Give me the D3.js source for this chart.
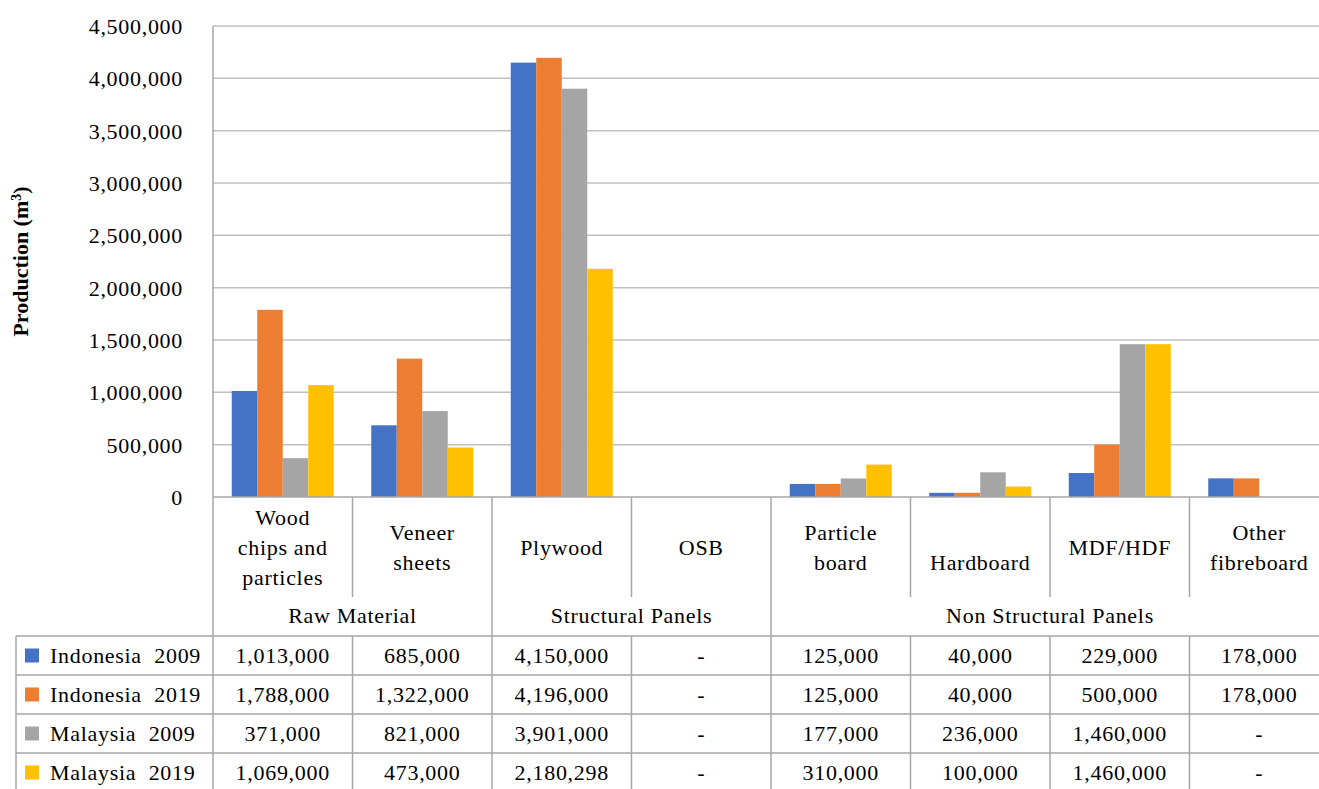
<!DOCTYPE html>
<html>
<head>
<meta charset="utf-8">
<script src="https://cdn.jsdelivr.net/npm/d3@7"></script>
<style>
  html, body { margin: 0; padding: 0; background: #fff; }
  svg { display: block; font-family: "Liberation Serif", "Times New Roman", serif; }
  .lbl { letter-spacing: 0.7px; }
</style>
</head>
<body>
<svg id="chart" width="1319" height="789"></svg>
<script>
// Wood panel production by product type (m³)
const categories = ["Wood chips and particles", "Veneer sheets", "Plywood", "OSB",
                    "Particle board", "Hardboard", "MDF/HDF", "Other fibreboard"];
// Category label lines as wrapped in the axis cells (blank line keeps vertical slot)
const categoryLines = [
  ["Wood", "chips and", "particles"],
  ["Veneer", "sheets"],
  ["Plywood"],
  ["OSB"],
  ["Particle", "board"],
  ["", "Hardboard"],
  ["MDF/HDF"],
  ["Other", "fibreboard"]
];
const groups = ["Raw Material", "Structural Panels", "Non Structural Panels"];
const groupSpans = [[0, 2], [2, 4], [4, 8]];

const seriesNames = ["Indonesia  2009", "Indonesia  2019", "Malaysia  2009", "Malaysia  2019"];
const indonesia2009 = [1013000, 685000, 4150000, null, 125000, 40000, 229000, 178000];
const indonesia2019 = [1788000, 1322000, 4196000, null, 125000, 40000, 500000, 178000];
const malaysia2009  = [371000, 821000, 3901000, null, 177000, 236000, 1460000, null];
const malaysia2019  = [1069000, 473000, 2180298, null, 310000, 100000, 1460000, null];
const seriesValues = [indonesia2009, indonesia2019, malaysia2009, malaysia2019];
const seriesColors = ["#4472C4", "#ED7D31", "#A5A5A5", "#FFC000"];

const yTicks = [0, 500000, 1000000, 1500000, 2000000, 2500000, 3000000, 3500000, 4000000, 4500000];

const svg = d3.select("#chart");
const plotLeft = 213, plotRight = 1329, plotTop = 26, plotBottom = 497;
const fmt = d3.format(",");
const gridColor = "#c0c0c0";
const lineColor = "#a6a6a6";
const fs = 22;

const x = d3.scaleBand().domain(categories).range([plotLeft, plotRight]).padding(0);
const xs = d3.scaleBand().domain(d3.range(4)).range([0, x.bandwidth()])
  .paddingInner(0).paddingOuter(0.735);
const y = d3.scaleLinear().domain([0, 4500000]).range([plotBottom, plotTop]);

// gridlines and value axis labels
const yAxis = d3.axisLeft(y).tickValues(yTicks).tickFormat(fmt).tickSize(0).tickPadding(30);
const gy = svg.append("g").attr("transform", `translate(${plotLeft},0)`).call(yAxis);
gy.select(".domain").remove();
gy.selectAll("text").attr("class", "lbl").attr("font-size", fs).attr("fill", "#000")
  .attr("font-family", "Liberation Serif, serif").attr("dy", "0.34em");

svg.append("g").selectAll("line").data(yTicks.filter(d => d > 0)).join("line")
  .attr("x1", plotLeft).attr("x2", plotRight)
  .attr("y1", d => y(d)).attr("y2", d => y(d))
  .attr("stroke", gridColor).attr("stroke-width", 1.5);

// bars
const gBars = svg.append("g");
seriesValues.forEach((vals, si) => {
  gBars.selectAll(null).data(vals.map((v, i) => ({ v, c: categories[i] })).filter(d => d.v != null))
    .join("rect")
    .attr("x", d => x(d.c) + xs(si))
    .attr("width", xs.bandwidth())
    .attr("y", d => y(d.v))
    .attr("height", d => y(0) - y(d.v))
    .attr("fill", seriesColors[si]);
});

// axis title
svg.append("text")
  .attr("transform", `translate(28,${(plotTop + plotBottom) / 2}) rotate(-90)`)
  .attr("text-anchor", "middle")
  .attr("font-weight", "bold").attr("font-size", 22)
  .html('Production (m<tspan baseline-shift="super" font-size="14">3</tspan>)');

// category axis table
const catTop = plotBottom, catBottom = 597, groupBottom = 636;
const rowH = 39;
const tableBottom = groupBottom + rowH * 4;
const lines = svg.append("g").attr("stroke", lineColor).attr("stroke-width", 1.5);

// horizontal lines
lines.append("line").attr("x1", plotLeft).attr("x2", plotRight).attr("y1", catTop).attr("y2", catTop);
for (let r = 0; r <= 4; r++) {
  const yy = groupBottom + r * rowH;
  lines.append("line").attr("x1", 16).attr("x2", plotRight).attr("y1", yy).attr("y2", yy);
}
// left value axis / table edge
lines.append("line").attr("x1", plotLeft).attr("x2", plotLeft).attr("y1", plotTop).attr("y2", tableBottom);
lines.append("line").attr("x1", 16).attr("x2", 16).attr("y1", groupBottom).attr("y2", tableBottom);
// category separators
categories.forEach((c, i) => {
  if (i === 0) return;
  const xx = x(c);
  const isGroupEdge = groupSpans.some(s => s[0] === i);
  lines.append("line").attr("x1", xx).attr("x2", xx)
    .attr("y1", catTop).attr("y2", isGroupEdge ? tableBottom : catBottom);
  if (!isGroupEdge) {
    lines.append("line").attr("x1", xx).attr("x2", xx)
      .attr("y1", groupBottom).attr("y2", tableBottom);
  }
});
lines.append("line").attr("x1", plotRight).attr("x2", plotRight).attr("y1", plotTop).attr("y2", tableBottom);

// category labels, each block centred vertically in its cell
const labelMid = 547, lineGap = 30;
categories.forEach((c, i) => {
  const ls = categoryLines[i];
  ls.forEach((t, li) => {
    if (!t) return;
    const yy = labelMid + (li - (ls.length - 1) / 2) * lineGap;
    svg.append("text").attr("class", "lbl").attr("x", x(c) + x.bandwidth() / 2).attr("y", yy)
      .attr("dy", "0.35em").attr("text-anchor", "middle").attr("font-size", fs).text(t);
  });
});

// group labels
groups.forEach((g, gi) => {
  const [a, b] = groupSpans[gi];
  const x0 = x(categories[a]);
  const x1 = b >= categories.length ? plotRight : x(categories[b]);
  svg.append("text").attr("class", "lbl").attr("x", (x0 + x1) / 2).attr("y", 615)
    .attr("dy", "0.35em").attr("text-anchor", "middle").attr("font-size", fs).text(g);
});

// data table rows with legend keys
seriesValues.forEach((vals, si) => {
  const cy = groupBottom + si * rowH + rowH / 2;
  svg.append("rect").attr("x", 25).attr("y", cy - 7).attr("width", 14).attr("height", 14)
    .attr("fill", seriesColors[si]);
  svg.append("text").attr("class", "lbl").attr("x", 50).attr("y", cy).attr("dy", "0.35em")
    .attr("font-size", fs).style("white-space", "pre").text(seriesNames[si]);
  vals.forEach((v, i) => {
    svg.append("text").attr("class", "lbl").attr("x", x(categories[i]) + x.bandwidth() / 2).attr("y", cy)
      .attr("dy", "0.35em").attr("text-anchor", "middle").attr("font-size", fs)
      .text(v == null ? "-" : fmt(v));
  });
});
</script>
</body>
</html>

===============

WHAT THE TASK ASKS: Return the material exactly as given, apart from the pictures.

COMPLETED EXERCISE:
Give me the D3.js source for this chart.
<!DOCTYPE html>
<html>
<head>
<meta charset="utf-8">
<script src="https://cdn.jsdelivr.net/npm/d3@7"></script>
<style>
  html, body { margin: 0; padding: 0; background: #fff; }
  svg { display: block; font-family: "Liberation Serif", "Times New Roman", serif; }
  .lbl { letter-spacing: 0.7px; }
</style>
</head>
<body>
<svg id="chart" width="1319" height="789"></svg>
<script>
// Wood panel production by product type (m³)
const categories = ["Wood chips and particles", "Veneer sheets", "Plywood", "OSB",
                    "Particle board", "Hardboard", "MDF/HDF", "Other fibreboard"];
// Category label lines as wrapped in the axis cells (blank line keeps vertical slot)
const categoryLines = [
  ["Wood", "chips and", "particles"],
  ["Veneer", "sheets"],
  ["Plywood"],
  ["OSB"],
  ["Particle", "board"],
  ["", "Hardboard"],
  ["MDF/HDF"],
  ["Other", "fibreboard"]
];
const groups = ["Raw Material", "Structural Panels", "Non Structural Panels"];
const groupSpans = [[0, 2], [2, 4], [4, 8]];

const seriesNames = ["Indonesia  2009", "Indonesia  2019", "Malaysia  2009", "Malaysia  2019"];
const indonesia2009 = [1013000, 685000, 4150000, null, 125000, 40000, 229000, 178000];
const indonesia2019 = [1788000, 1322000, 4196000, null, 125000, 40000, 500000, 178000];
const malaysia2009  = [371000, 821000, 3901000, null, 177000, 236000, 1460000, null];
const malaysia2019  = [1069000, 473000, 2180298, null, 310000, 100000, 1460000, null];
const seriesValues = [indonesia2009, indonesia2019, malaysia2009, malaysia2019];
const seriesColors = ["#4472C4", "#ED7D31", "#A5A5A5", "#FFC000"];

const yTicks = [0, 500000, 1000000, 1500000, 2000000, 2500000, 3000000, 3500000, 4000000, 4500000];

const svg = d3.select("#chart");
const plotLeft = 213, plotRight = 1329, plotTop = 26, plotBottom = 497;
const fmt = d3.format(",");
const gridColor = "#c0c0c0";
const lineColor = "#a6a6a6";
const fs = 22;

const x = d3.scaleBand().domain(categories).range([plotLeft, plotRight]).padding(0);
const xs = d3.scaleBand().domain(d3.range(4)).range([0, x.bandwidth()])
  .paddingInner(0).paddingOuter(0.735);
const y = d3.scaleLinear().domain([0, 4500000]).range([plotBottom, plotTop]);

// gridlines and value axis labels
const yAxis = d3.axisLeft(y).tickValues(yTicks).tickFormat(fmt).tickSize(0).tickPadding(30);
const gy = svg.append("g").attr("transform", `translate(${plotLeft},0)`).call(yAxis);
gy.select(".domain").remove();
gy.selectAll("text").attr("class", "lbl").attr("font-size", fs).attr("fill", "#000")
  .attr("font-family", "Liberation Serif, serif").attr("dy", "0.34em");

svg.append("g").selectAll("line").data(yTicks.filter(d => d > 0)).join("line")
  .attr("x1", plotLeft).attr("x2", plotRight)
  .attr("y1", d => y(d)).attr("y2", d => y(d))
  .attr("stroke", gridColor).attr("stroke-width", 1.5);

// bars
const gBars = svg.append("g");
seriesValues.forEach((vals, si) => {
  gBars.selectAll(null).data(vals.map((v, i) => ({ v, c: categories[i] })).filter(d => d.v != null))
    .join("rect")
    .attr("x", d => x(d.c) + xs(si))
    .attr("width", xs.bandwidth())
    .attr("y", d => y(d.v))
    .attr("height", d => y(0) - y(d.v))
    .attr("fill", seriesColors[si]);
});

// axis title
svg.append("text")
  .attr("transform", `translate(28,${(plotTop + plotBottom) / 2}) rotate(-90)`)
  .attr("text-anchor", "middle")
  .attr("font-weight", "bold").attr("font-size", 22)
  .html('Production (m<tspan baseline-shift="super" font-size="14">3</tspan>)');

// category axis table
const catTop = plotBottom, catBottom = 597, groupBottom = 636;
const rowH = 39;
const tableBottom = groupBottom + rowH * 4;
const lines = svg.append("g").attr("stroke", lineColor).attr("stroke-width", 1.5);

// horizontal lines
lines.append("line").attr("x1", plotLeft).attr("x2", plotRight).attr("y1", catTop).attr("y2", catTop);
for (let r = 0; r <= 4; r++) {
  const yy = groupBottom + r * rowH;
  lines.append("line").attr("x1", 16).attr("x2", plotRight).attr("y1", yy).attr("y2", yy);
}
// left value axis / table edge
lines.append("line").attr("x1", plotLeft).attr("x2", plotLeft).attr("y1", plotTop).attr("y2", tableBottom);
lines.append("line").attr("x1", 16).attr("x2", 16).attr("y1", groupBottom).attr("y2", tableBottom);
// category separators
categories.forEach((c, i) => {
  if (i === 0) return;
  const xx = x(c);
  const isGroupEdge = groupSpans.some(s => s[0] === i);
  lines.append("line").attr("x1", xx).attr("x2", xx)
    .attr("y1", catTop).attr("y2", isGroupEdge ? tableBottom : catBottom);
  if (!isGroupEdge) {
    lines.append("line").attr("x1", xx).attr("x2", xx)
      .attr("y1", groupBottom).attr("y2", tableBottom);
  }
});
lines.append("line").attr("x1", plotRight).attr("x2", plotRight).attr("y1", plotTop).attr("y2", tableBottom);

// category labels, each block centred vertically in its cell
const labelMid = 547, lineGap = 30;
categories.forEach((c, i) => {
  const ls = categoryLines[i];
  ls.forEach((t, li) => {
    if (!t) return;
    const yy = labelMid + (li - (ls.length - 1) / 2) * lineGap;
    svg.append("text").attr("class", "lbl").attr("x", x(c) + x.bandwidth() / 2).attr("y", yy)
      .attr("dy", "0.35em").attr("text-anchor", "middle").attr("font-size", fs).text(t);
  });
});

// group labels
groups.forEach((g, gi) => {
  const [a, b] = groupSpans[gi];
  const x0 = x(categories[a]);
  const x1 = b >= categories.length ? plotRight : x(categories[b]);
  svg.append("text").attr("class", "lbl").attr("x", (x0 + x1) / 2).attr("y", 615)
    .attr("dy", "0.35em").attr("text-anchor", "middle").attr("font-size", fs).text(g);
});

// data table rows with legend keys
seriesValues.forEach((vals, si) => {
  const cy = groupBottom + si * rowH + rowH / 2;
  svg.append("rect").attr("x", 25).attr("y", cy - 7).attr("width", 14).attr("height", 14)
    .attr("fill", seriesColors[si]);
  svg.append("text").attr("class", "lbl").attr("x", 50).attr("y", cy).attr("dy", "0.35em")
    .attr("font-size", fs).style("white-space", "pre").text(seriesNames[si]);
  vals.forEach((v, i) => {
    svg.append("text").attr("class", "lbl").attr("x", x(categories[i]) + x.bandwidth() / 2).attr("y", cy)
      .attr("dy", "0.35em").attr("text-anchor", "middle").attr("font-size", fs)
      .text(v == null ? "-" : fmt(v));
  });
});
</script>
</body>
</html>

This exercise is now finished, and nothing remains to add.